# EXERCISE INSTRUCTIONS:
Every line of the records must be repeated exactly; pictures stay out.

# LISTED RECORDS:
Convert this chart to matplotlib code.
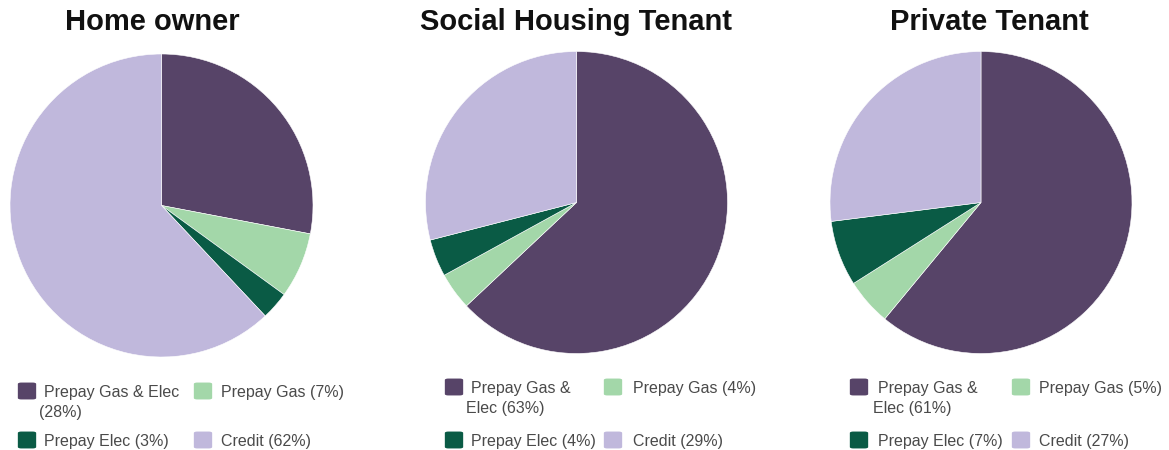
import textwrap
import matplotlib.pyplot as plt
from matplotlib.patches import FancyBboxPatch

plt.rcParams['font.family'] = ['Liberation Sans', 'DejaVu Sans']

W, H = 1169, 450

categories = ["Prepay Gas & Elec", "Prepay Gas", "Prepay Elec", "Credit"]
colors = ["#574468", "#a3d7a9", "#0a5b45", "#c0b8dc"]

titles = ["Home owner", "Social Housing Tenant", "Private Tenant"]
home_owner = [28, 7, 3, 62]
social_tenant = [63, 4, 4, 29]
private_tenant = [61, 5, 7, 27]
values = [home_owner, social_tenant, private_tenant]

# layout in pixels (from the top-left corner)
centres = [(161.5, 205.5), (576.5, 202.5), (981, 202.5)]
radius = [151.5, 151, 151]
title_x = [152, 576, 989]
wrap = [17, 12, 12]
# legend: col1 marker x, col1 text x, col2 marker x, col2 text x, row1 y, row2 y
leg = [(18, 44, 194, 221, 391, 440),
       (445, 471, 604, 633, 387, 440),
       (850, 878, 1012, 1039, 387, 440)]


def fx(x):
    return x / W


def fy(y):
    return 1 - y / H


fig = plt.figure(figsize=(W / 100, H / 100), dpi=100)

for i in range(3):
    cx, cy = centres[i]
    r = radius[i]
    ax = fig.add_axes([fx(cx - r), fy(cy + r), 2 * r / W, 2 * r / H])
    ax.pie(values[i], colors=colors, startangle=90, counterclock=False,
           wedgeprops=dict(linewidth=0.4, edgecolor="white"))
    ax.set_xlim(-1, 1)
    ax.set_ylim(-1, 1)
    ax.axis("off")

    fig.text(fx(title_x[i]), fy(22), titles[i], ha="center", va="center",
             fontsize=21, fontweight="bold", color="#111111")

    m1, t1, m2, t2, r1, r2 = leg[i]
    spots = [(m1, t1, r1), (m2, t2, r1), (m1, t1, r2), (m2, t2, r2)]
    for k in range(4):
        mx, tx, ry = spots[k]
        lab = "%s (%d%%)" % (categories[k], values[i][k])
        if k == 0:
            lines = textwrap.wrap(lab, wrap[i])
        else:
            lines = [lab]
        box = FancyBboxPatch((fx(mx + 1), fy(ry + 8)), 16 / W, 16 / H,
                             boxstyle="round,pad=0.001,rounding_size=0.003",
                             transform=fig.transFigure, facecolor=colors[k],
                             edgecolor="none")
        fig.add_artist(box)
        for j, ln in enumerate(lines):
            x = tx if j == 0 else tx - 5
            fig.text(fx(x), fy(ry + 20 * j), ln, ha="left",
                     va="center_baseline", fontsize=11.5, color="#4a4a4a")

fig.savefig("out.png", dpi=100, facecolor="white")
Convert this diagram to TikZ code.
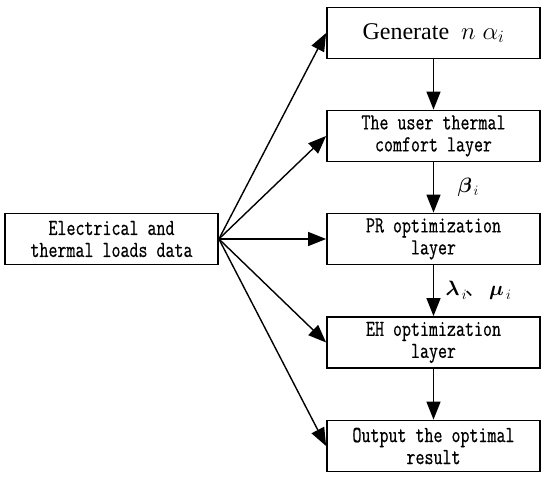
\documentclass[tikz,border=0pt]{standalone}
\usepackage{amsmath}
\usepackage{bm}
\usepackage{fontspec}
\newfontfamily\timesfont{Liberation Serif}
\newfontfamily\boxfont{Latin Modern Mono}[FakeStretch=0.76,FakeBold=0.6]
\newfontfamily\cjk{Noto Sans CJK SC}
\usetikzlibrary{arrows.meta}
\begin{document}
\begin{tikzpicture}[x=1pt,y=-1pt,
  box/.style={draw, line width=1.8pt, minimum width=213pt, minimum height=51pt, inner sep=0pt, align=center,
    font=\boxfont\fontsize{23}{22}\selectfont},
  arr/.style={line width=1.4pt, -{Triangle[length=18pt,width=14pt]}}]
\useasboundingbox (0,0) rectangle (550,478);
\node[box] (src) at (111.5,239) {Electrical and\\thermal loads data};
\node[box, font=\fontsize{24}{28}\selectfont\timesfont] (b1) at (433.5,33) {Generate \ $n\;\alpha_i$};
\node[box] (b2) at (433.5,136) {The user thermal\\comfort layer};
\node[box] (b3) at (433.5,239) {PR optimization\\layer};
\node[box] (b4) at (433.5,342.5) {EH optimization\\layer};
\node[box] (b5) at (433.5,446) {Output the optimal\\result};
\foreach \t in {b1,b2,b3,b4,b5} \draw[arr] (src.east) -- (\t.west);
\draw[arr] (b1) -- (b2);
\draw[arr] (b2) -- (b3) node[midway, right=20pt, font=\fontsize{20}{22}\selectfont] (lb) {$\bm{\beta}_{\,i}$};
\draw[arr] (b3) -- (b4) node[midway, right=8pt, font=\fontsize{20}{22}\selectfont] (ll) {$\bm{\lambda}_{\,i}$\hspace{-2pt}{\cjk 、}\hspace{4pt}$\bm{\mu}_{\,i}$};
\draw[arr] (b4) -- (b5);
\end{tikzpicture}
\end{document}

# FULL SOLUTION:
Convert this chart to matplotlib code.
import textwrap
import matplotlib.pyplot as plt
from matplotlib.patches import FancyBboxPatch

plt.rcParams['font.family'] = ['Liberation Sans', 'DejaVu Sans']

W, H = 1169, 450

categories = ["Prepay Gas & Elec", "Prepay Gas", "Prepay Elec", "Credit"]
colors = ["#574468", "#a3d7a9", "#0a5b45", "#c0b8dc"]

titles = ["Home owner", "Social Housing Tenant", "Private Tenant"]
home_owner = [28, 7, 3, 62]
social_tenant = [63, 4, 4, 29]
private_tenant = [61, 5, 7, 27]
values = [home_owner, social_tenant, private_tenant]

# layout in pixels (from the top-left corner)
centres = [(161.5, 205.5), (576.5, 202.5), (981, 202.5)]
radius = [151.5, 151, 151]
title_x = [152, 576, 989]
wrap = [17, 12, 12]
# legend: col1 marker x, col1 text x, col2 marker x, col2 text x, row1 y, row2 y
leg = [(18, 44, 194, 221, 391, 440),
       (445, 471, 604, 633, 387, 440),
       (850, 878, 1012, 1039, 387, 440)]


def fx(x):
    return x / W


def fy(y):
    return 1 - y / H


fig = plt.figure(figsize=(W / 100, H / 100), dpi=100)

for i in range(3):
    cx, cy = centres[i]
    r = radius[i]
    ax = fig.add_axes([fx(cx - r), fy(cy + r), 2 * r / W, 2 * r / H])
    ax.pie(values[i], colors=colors, startangle=90, counterclock=False,
           wedgeprops=dict(linewidth=0.4, edgecolor="white"))
    ax.set_xlim(-1, 1)
    ax.set_ylim(-1, 1)
    ax.axis("off")

    fig.text(fx(title_x[i]), fy(22), titles[i], ha="center", va="center",
             fontsize=21, fontweight="bold", color="#111111")

    m1, t1, m2, t2, r1, r2 = leg[i]
    spots = [(m1, t1, r1), (m2, t2, r1), (m1, t1, r2), (m2, t2, r2)]
    for k in range(4):
        mx, tx, ry = spots[k]
        lab = "%s (%d%%)" % (categories[k], values[i][k])
        if k == 0:
            lines = textwrap.wrap(lab, wrap[i])
        else:
            lines = [lab]
        box = FancyBboxPatch((fx(mx + 1), fy(ry + 8)), 16 / W, 16 / H,
                             boxstyle="round,pad=0.001,rounding_size=0.003",
                             transform=fig.transFigure, facecolor=colors[k],
                             edgecolor="none")
        fig.add_artist(box)
        for j, ln in enumerate(lines):
            x = tx if j == 0 else tx - 5
            fig.text(fx(x), fy(ry + 20 * j), ln, ha="left",
                     va="center_baseline", fontsize=11.5, color="#4a4a4a")

fig.savefig("out.png", dpi=100, facecolor="white")
Convert this diagram to TikZ code.
\documentclass[tikz,border=0pt]{standalone}
\usepackage{amsmath}
\usepackage{bm}
\usepackage{fontspec}
\newfontfamily\timesfont{Liberation Serif}
\newfontfamily\boxfont{Latin Modern Mono}[FakeStretch=0.76,FakeBold=0.6]
\newfontfamily\cjk{Noto Sans CJK SC}
\usetikzlibrary{arrows.meta}
\begin{document}
\begin{tikzpicture}[x=1pt,y=-1pt,
  box/.style={draw, line width=1.8pt, minimum width=213pt, minimum height=51pt, inner sep=0pt, align=center,
    font=\boxfont\fontsize{23}{22}\selectfont},
  arr/.style={line width=1.4pt, -{Triangle[length=18pt,width=14pt]}}]
\useasboundingbox (0,0) rectangle (550,478);
\node[box] (src) at (111.5,239) {Electrical and\\thermal loads data};
\node[box, font=\fontsize{24}{28}\selectfont\timesfont] (b1) at (433.5,33) {Generate \ $n\;\alpha_i$};
\node[box] (b2) at (433.5,136) {The user thermal\\comfort layer};
\node[box] (b3) at (433.5,239) {PR optimization\\layer};
\node[box] (b4) at (433.5,342.5) {EH optimization\\layer};
\node[box] (b5) at (433.5,446) {Output the optimal\\result};
\foreach \t in {b1,b2,b3,b4,b5} \draw[arr] (src.east) -- (\t.west);
\draw[arr] (b1) -- (b2);
\draw[arr] (b2) -- (b3) node[midway, right=20pt, font=\fontsize{20}{22}\selectfont] (lb) {$\bm{\beta}_{\,i}$};
\draw[arr] (b3) -- (b4) node[midway, right=8pt, font=\fontsize{20}{22}\selectfont] (ll) {$\bm{\lambda}_{\,i}$\hspace{-2pt}{\cjk 、}\hspace{4pt}$\bm{\mu}_{\,i}$};
\draw[arr] (b4) -- (b5);
\end{tikzpicture}
\end{document}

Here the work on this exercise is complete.